STATED GOAL: Copy out the listing that follows exactly, dropping every picture.

----------

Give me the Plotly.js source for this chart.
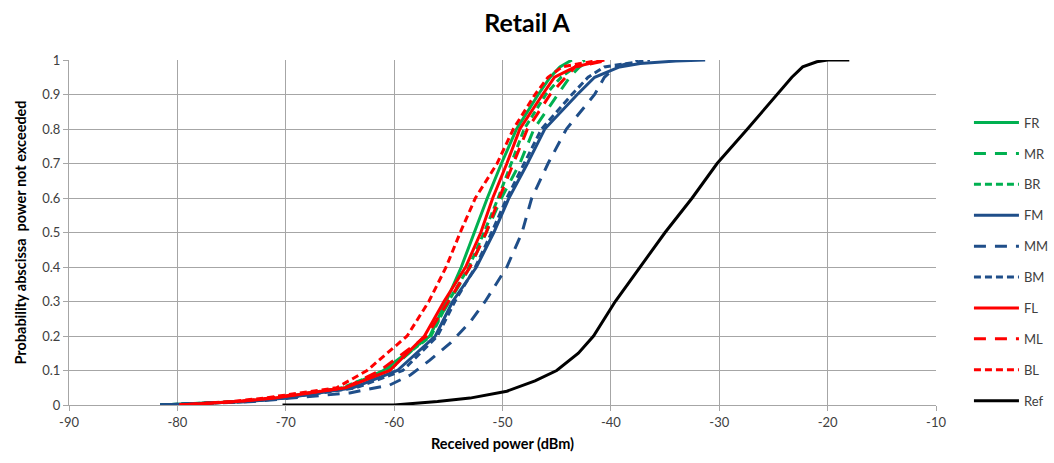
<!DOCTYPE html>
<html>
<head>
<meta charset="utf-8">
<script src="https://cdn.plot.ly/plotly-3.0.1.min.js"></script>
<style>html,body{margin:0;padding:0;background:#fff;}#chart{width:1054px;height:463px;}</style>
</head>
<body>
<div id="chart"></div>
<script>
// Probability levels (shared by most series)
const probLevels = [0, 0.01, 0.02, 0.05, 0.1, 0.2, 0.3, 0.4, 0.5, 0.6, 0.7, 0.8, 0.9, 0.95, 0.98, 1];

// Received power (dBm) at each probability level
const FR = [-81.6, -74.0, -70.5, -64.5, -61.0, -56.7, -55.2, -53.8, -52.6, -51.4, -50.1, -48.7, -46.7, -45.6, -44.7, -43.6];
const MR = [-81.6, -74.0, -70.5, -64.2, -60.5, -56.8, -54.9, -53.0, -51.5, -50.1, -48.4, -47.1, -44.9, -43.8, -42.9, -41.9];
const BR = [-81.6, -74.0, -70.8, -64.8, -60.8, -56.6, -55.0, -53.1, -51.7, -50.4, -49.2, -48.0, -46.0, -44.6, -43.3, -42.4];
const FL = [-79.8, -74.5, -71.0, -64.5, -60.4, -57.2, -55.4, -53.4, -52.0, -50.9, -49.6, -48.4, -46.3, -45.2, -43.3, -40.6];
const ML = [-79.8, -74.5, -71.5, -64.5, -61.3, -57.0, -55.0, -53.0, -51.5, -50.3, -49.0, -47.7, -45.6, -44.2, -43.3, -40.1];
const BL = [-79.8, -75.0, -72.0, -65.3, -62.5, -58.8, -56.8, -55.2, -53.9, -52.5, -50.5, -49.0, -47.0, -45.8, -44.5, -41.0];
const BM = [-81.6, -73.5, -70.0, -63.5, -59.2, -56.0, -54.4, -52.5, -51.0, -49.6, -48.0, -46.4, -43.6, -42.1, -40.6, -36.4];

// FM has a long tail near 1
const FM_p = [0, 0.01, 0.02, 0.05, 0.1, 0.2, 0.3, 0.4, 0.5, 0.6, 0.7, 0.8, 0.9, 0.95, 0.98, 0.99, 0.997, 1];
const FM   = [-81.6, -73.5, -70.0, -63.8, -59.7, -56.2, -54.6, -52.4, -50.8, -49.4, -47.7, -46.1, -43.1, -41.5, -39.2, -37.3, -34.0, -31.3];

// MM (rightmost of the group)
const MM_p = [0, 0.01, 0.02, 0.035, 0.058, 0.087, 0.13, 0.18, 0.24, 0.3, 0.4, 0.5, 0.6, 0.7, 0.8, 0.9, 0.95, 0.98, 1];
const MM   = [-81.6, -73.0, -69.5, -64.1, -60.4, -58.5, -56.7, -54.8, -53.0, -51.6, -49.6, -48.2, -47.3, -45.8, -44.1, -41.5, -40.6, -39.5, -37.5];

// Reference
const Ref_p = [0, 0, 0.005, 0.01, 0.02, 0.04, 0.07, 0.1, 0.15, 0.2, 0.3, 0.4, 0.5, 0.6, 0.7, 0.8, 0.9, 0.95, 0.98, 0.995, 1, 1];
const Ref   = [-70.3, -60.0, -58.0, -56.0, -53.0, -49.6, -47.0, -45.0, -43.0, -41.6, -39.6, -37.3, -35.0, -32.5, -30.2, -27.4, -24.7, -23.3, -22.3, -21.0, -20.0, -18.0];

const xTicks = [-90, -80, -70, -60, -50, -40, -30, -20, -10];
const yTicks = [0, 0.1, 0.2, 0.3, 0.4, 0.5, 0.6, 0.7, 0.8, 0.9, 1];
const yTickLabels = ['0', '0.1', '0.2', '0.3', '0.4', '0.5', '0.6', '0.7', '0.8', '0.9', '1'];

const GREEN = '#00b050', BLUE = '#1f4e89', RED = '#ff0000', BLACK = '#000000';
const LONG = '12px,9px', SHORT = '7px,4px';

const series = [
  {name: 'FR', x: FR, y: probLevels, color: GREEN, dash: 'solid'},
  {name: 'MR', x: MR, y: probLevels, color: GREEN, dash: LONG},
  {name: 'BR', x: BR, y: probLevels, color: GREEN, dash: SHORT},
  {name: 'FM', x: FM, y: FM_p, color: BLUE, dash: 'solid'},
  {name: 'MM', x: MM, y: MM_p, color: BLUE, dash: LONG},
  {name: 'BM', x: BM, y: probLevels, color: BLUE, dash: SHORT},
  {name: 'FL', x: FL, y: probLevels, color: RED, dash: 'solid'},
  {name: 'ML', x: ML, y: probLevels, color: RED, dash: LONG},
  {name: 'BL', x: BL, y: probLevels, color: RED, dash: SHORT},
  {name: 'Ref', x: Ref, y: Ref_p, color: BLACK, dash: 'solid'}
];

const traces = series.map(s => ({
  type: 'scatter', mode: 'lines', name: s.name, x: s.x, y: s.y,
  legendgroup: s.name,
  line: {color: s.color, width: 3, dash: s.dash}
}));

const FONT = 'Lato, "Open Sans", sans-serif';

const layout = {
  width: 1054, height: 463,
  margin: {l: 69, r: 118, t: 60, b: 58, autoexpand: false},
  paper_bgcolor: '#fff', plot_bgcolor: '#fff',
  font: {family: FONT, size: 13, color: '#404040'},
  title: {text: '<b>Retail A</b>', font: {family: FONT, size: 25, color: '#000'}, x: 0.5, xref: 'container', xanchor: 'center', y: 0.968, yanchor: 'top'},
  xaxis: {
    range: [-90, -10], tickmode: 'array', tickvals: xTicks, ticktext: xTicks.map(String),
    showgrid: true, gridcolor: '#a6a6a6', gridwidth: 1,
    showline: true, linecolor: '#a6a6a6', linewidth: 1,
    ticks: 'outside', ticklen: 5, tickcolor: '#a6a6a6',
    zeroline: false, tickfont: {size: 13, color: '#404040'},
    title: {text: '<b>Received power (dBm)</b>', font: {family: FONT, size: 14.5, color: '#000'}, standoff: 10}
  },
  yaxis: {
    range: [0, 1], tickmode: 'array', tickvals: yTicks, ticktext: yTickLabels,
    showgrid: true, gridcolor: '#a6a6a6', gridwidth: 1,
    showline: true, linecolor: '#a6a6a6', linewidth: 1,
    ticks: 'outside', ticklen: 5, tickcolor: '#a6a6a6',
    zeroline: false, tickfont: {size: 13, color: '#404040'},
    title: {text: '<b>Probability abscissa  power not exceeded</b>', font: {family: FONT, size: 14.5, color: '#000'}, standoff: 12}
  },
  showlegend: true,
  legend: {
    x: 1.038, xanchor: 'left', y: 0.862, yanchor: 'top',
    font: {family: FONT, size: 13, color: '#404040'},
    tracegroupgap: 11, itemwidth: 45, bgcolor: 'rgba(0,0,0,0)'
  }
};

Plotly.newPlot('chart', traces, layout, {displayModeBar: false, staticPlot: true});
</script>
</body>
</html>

----------

WRITTEN SOLUTION:
Give me the Plotly.js source for this chart.
<!DOCTYPE html>
<html>
<head>
<meta charset="utf-8">
<script src="https://cdn.plot.ly/plotly-3.0.1.min.js"></script>
<style>html,body{margin:0;padding:0;background:#fff;}#chart{width:1054px;height:463px;}</style>
</head>
<body>
<div id="chart"></div>
<script>
// Probability levels (shared by most series)
const probLevels = [0, 0.01, 0.02, 0.05, 0.1, 0.2, 0.3, 0.4, 0.5, 0.6, 0.7, 0.8, 0.9, 0.95, 0.98, 1];

// Received power (dBm) at each probability level
const FR = [-81.6, -74.0, -70.5, -64.5, -61.0, -56.7, -55.2, -53.8, -52.6, -51.4, -50.1, -48.7, -46.7, -45.6, -44.7, -43.6];
const MR = [-81.6, -74.0, -70.5, -64.2, -60.5, -56.8, -54.9, -53.0, -51.5, -50.1, -48.4, -47.1, -44.9, -43.8, -42.9, -41.9];
const BR = [-81.6, -74.0, -70.8, -64.8, -60.8, -56.6, -55.0, -53.1, -51.7, -50.4, -49.2, -48.0, -46.0, -44.6, -43.3, -42.4];
const FL = [-79.8, -74.5, -71.0, -64.5, -60.4, -57.2, -55.4, -53.4, -52.0, -50.9, -49.6, -48.4, -46.3, -45.2, -43.3, -40.6];
const ML = [-79.8, -74.5, -71.5, -64.5, -61.3, -57.0, -55.0, -53.0, -51.5, -50.3, -49.0, -47.7, -45.6, -44.2, -43.3, -40.1];
const BL = [-79.8, -75.0, -72.0, -65.3, -62.5, -58.8, -56.8, -55.2, -53.9, -52.5, -50.5, -49.0, -47.0, -45.8, -44.5, -41.0];
const BM = [-81.6, -73.5, -70.0, -63.5, -59.2, -56.0, -54.4, -52.5, -51.0, -49.6, -48.0, -46.4, -43.6, -42.1, -40.6, -36.4];

// FM has a long tail near 1
const FM_p = [0, 0.01, 0.02, 0.05, 0.1, 0.2, 0.3, 0.4, 0.5, 0.6, 0.7, 0.8, 0.9, 0.95, 0.98, 0.99, 0.997, 1];
const FM   = [-81.6, -73.5, -70.0, -63.8, -59.7, -56.2, -54.6, -52.4, -50.8, -49.4, -47.7, -46.1, -43.1, -41.5, -39.2, -37.3, -34.0, -31.3];

// MM (rightmost of the group)
const MM_p = [0, 0.01, 0.02, 0.035, 0.058, 0.087, 0.13, 0.18, 0.24, 0.3, 0.4, 0.5, 0.6, 0.7, 0.8, 0.9, 0.95, 0.98, 1];
const MM   = [-81.6, -73.0, -69.5, -64.1, -60.4, -58.5, -56.7, -54.8, -53.0, -51.6, -49.6, -48.2, -47.3, -45.8, -44.1, -41.5, -40.6, -39.5, -37.5];

// Reference
const Ref_p = [0, 0, 0.005, 0.01, 0.02, 0.04, 0.07, 0.1, 0.15, 0.2, 0.3, 0.4, 0.5, 0.6, 0.7, 0.8, 0.9, 0.95, 0.98, 0.995, 1, 1];
const Ref   = [-70.3, -60.0, -58.0, -56.0, -53.0, -49.6, -47.0, -45.0, -43.0, -41.6, -39.6, -37.3, -35.0, -32.5, -30.2, -27.4, -24.7, -23.3, -22.3, -21.0, -20.0, -18.0];

const xTicks = [-90, -80, -70, -60, -50, -40, -30, -20, -10];
const yTicks = [0, 0.1, 0.2, 0.3, 0.4, 0.5, 0.6, 0.7, 0.8, 0.9, 1];
const yTickLabels = ['0', '0.1', '0.2', '0.3', '0.4', '0.5', '0.6', '0.7', '0.8', '0.9', '1'];

const GREEN = '#00b050', BLUE = '#1f4e89', RED = '#ff0000', BLACK = '#000000';
const LONG = '12px,9px', SHORT = '7px,4px';

const series = [
  {name: 'FR', x: FR, y: probLevels, color: GREEN, dash: 'solid'},
  {name: 'MR', x: MR, y: probLevels, color: GREEN, dash: LONG},
  {name: 'BR', x: BR, y: probLevels, color: GREEN, dash: SHORT},
  {name: 'FM', x: FM, y: FM_p, color: BLUE, dash: 'solid'},
  {name: 'MM', x: MM, y: MM_p, color: BLUE, dash: LONG},
  {name: 'BM', x: BM, y: probLevels, color: BLUE, dash: SHORT},
  {name: 'FL', x: FL, y: probLevels, color: RED, dash: 'solid'},
  {name: 'ML', x: ML, y: probLevels, color: RED, dash: LONG},
  {name: 'BL', x: BL, y: probLevels, color: RED, dash: SHORT},
  {name: 'Ref', x: Ref, y: Ref_p, color: BLACK, dash: 'solid'}
];

const traces = series.map(s => ({
  type: 'scatter', mode: 'lines', name: s.name, x: s.x, y: s.y,
  legendgroup: s.name,
  line: {color: s.color, width: 3, dash: s.dash}
}));

const FONT = 'Lato, "Open Sans", sans-serif';

const layout = {
  width: 1054, height: 463,
  margin: {l: 69, r: 118, t: 60, b: 58, autoexpand: false},
  paper_bgcolor: '#fff', plot_bgcolor: '#fff',
  font: {family: FONT, size: 13, color: '#404040'},
  title: {text: '<b>Retail A</b>', font: {family: FONT, size: 25, color: '#000'}, x: 0.5, xref: 'container', xanchor: 'center', y: 0.968, yanchor: 'top'},
  xaxis: {
    range: [-90, -10], tickmode: 'array', tickvals: xTicks, ticktext: xTicks.map(String),
    showgrid: true, gridcolor: '#a6a6a6', gridwidth: 1,
    showline: true, linecolor: '#a6a6a6', linewidth: 1,
    ticks: 'outside', ticklen: 5, tickcolor: '#a6a6a6',
    zeroline: false, tickfont: {size: 13, color: '#404040'},
    title: {text: '<b>Received power (dBm)</b>', font: {family: FONT, size: 14.5, color: '#000'}, standoff: 10}
  },
  yaxis: {
    range: [0, 1], tickmode: 'array', tickvals: yTicks, ticktext: yTickLabels,
    showgrid: true, gridcolor: '#a6a6a6', gridwidth: 1,
    showline: true, linecolor: '#a6a6a6', linewidth: 1,
    ticks: 'outside', ticklen: 5, tickcolor: '#a6a6a6',
    zeroline: false, tickfont: {size: 13, color: '#404040'},
    title: {text: '<b>Probability abscissa  power not exceeded</b>', font: {family: FONT, size: 14.5, color: '#000'}, standoff: 12}
  },
  showlegend: true,
  legend: {
    x: 1.038, xanchor: 'left', y: 0.862, yanchor: 'top',
    font: {family: FONT, size: 13, color: '#404040'},
    tracegroupgap: 11, itemwidth: 45, bgcolor: 'rgba(0,0,0,0)'
  }
};

Plotly.newPlot('chart', traces, layout, {displayModeBar: false, staticPlot: true});
</script>
</body>
</html>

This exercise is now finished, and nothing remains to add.